* _PROBLEM STATEMENT_:
Your output is the lines from the first one to the one containing "import plotly.graph_objects as go", repeated exactly, with images left out.

# Start of COLLECTED MATERIAL

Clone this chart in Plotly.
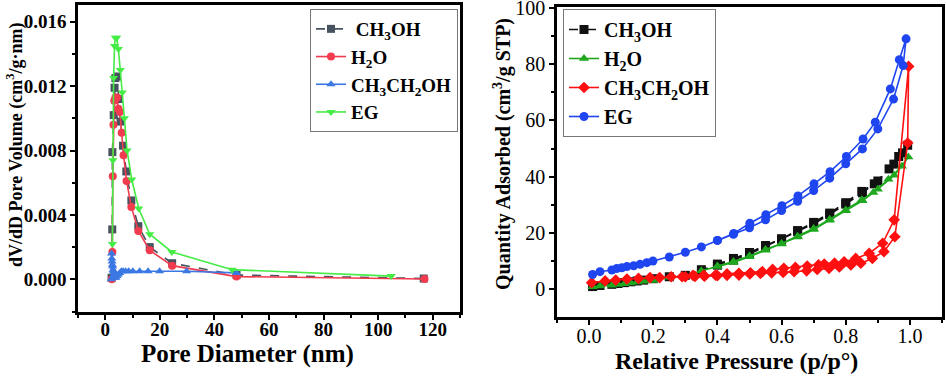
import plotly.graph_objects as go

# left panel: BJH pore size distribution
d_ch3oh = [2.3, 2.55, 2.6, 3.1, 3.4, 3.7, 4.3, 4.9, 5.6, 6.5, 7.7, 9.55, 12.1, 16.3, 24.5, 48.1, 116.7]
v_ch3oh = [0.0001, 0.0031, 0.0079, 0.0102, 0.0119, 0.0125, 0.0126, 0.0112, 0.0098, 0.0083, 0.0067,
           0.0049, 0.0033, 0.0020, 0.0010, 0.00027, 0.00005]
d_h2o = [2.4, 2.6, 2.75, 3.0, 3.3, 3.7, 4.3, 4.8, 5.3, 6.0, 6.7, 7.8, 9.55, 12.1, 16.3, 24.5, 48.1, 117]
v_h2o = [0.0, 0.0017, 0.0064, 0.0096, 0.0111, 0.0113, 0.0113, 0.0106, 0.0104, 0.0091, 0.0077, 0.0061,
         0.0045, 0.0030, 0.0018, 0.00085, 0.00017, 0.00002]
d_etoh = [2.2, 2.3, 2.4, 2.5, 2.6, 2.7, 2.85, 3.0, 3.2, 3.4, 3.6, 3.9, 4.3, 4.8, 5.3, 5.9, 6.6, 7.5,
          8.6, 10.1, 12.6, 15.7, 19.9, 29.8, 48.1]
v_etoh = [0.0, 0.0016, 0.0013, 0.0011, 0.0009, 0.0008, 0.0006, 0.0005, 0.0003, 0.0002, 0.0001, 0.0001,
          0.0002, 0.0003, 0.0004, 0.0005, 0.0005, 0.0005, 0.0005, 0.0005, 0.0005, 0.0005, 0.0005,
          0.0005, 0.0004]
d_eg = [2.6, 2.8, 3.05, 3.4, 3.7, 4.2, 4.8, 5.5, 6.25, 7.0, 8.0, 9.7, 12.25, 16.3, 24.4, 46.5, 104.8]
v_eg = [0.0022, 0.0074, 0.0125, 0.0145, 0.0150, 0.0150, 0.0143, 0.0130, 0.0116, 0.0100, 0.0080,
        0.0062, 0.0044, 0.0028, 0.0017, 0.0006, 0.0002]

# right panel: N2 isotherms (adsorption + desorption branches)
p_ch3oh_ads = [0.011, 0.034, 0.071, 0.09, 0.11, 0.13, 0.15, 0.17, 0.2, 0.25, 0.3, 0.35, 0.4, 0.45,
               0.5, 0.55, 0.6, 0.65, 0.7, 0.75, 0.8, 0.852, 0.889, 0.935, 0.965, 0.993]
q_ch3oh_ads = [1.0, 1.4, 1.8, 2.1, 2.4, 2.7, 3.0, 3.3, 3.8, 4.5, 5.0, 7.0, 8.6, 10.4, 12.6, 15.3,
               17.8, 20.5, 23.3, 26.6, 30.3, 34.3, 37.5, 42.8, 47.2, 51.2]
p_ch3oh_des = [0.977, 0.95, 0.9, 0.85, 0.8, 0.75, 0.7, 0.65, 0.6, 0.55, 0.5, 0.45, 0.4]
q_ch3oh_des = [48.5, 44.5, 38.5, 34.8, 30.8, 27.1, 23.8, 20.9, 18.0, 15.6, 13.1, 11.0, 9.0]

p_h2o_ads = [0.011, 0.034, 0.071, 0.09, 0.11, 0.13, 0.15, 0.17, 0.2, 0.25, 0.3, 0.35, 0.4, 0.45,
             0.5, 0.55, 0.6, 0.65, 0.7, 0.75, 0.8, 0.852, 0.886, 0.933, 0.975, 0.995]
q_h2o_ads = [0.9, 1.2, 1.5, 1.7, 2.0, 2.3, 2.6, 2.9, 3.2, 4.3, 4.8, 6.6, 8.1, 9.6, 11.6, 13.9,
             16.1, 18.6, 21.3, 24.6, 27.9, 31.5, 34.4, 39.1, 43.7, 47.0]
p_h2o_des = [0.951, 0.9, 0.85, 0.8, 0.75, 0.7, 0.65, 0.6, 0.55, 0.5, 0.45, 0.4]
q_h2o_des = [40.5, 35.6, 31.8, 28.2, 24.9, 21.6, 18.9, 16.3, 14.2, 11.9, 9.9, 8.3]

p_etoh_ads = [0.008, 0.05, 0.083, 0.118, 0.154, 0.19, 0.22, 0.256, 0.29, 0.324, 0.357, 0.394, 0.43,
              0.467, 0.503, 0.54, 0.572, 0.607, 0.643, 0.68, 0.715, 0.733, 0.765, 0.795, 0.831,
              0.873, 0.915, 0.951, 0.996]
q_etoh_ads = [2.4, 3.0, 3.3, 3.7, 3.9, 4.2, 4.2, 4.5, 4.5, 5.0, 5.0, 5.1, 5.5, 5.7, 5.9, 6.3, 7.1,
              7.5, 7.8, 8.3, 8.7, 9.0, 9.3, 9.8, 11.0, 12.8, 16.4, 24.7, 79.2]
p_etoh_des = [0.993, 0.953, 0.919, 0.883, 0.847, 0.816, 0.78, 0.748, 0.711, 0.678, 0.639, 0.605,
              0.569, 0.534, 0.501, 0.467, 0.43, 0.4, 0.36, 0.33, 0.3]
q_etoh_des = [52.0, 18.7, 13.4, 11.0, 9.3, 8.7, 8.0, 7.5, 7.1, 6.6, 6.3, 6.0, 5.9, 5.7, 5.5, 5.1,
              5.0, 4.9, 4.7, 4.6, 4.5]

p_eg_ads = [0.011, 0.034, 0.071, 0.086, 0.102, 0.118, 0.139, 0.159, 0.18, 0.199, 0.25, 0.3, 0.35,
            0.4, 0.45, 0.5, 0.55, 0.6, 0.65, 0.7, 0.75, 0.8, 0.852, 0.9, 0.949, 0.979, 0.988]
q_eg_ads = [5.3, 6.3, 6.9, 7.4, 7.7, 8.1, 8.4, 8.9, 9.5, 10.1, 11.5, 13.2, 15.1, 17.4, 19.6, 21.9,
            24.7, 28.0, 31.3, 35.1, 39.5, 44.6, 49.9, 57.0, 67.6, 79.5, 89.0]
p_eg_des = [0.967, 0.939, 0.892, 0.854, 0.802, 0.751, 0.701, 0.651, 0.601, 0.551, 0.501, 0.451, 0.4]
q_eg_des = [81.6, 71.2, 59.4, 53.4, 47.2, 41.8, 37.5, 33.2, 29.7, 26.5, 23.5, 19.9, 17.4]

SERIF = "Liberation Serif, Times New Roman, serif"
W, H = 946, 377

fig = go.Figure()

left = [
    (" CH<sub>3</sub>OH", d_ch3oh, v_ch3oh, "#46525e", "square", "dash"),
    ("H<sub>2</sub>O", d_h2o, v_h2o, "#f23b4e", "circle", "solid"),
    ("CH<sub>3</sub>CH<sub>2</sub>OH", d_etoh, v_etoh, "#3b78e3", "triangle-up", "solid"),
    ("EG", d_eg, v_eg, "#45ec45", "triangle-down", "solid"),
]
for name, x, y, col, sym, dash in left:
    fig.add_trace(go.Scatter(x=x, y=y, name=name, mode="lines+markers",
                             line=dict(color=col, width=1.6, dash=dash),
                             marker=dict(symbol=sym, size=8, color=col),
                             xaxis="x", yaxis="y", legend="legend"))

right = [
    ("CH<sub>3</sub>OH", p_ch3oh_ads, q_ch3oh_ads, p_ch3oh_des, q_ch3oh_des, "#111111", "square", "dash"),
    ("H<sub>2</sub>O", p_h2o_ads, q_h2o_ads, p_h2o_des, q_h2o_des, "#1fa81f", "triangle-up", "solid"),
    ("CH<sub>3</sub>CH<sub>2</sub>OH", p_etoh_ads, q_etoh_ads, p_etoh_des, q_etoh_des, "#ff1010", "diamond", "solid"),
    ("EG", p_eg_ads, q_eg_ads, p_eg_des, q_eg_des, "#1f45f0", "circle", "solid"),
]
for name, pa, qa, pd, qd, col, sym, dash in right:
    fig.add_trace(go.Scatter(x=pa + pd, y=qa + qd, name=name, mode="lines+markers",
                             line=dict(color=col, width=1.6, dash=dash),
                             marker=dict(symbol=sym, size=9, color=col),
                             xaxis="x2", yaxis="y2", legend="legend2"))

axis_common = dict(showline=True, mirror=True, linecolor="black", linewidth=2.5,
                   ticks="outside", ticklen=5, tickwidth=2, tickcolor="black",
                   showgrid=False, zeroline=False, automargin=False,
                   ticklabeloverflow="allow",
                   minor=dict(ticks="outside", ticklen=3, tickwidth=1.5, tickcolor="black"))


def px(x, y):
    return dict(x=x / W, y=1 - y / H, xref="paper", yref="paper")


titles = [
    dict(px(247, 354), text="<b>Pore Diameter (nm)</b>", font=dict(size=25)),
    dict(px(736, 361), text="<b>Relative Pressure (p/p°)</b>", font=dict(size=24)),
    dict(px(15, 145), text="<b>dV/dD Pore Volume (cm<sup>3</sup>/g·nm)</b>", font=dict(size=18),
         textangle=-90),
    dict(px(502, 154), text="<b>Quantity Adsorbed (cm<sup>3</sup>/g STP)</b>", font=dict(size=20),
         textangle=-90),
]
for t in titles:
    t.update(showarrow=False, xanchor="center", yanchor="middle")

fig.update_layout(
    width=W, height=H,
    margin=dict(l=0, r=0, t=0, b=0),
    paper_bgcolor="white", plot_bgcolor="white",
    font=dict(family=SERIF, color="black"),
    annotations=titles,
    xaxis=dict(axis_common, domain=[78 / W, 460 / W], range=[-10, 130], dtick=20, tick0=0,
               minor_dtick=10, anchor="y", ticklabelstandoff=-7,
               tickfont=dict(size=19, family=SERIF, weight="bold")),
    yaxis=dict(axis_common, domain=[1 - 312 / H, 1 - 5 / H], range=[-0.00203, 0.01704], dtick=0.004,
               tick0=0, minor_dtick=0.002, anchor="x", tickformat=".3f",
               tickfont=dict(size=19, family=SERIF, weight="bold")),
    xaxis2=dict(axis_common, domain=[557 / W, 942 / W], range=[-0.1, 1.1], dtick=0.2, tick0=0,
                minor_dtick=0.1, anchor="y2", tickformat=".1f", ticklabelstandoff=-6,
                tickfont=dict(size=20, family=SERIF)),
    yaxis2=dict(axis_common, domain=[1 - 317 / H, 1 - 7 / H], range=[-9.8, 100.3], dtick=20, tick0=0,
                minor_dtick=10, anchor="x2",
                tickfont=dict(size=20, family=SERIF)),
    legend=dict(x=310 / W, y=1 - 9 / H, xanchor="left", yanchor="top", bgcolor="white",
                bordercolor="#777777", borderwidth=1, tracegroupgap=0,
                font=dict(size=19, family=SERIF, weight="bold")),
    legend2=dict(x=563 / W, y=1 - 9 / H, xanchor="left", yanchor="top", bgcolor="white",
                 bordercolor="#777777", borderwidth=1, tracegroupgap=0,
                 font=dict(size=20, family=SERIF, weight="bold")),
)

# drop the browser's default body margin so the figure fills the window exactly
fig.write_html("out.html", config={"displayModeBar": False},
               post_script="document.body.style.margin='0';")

# End of COLLECTED MATERIAL

* _SOLUTION TO THIS PROBLEM_:
Clone this chart in Plotly.
import plotly.graph_objects as go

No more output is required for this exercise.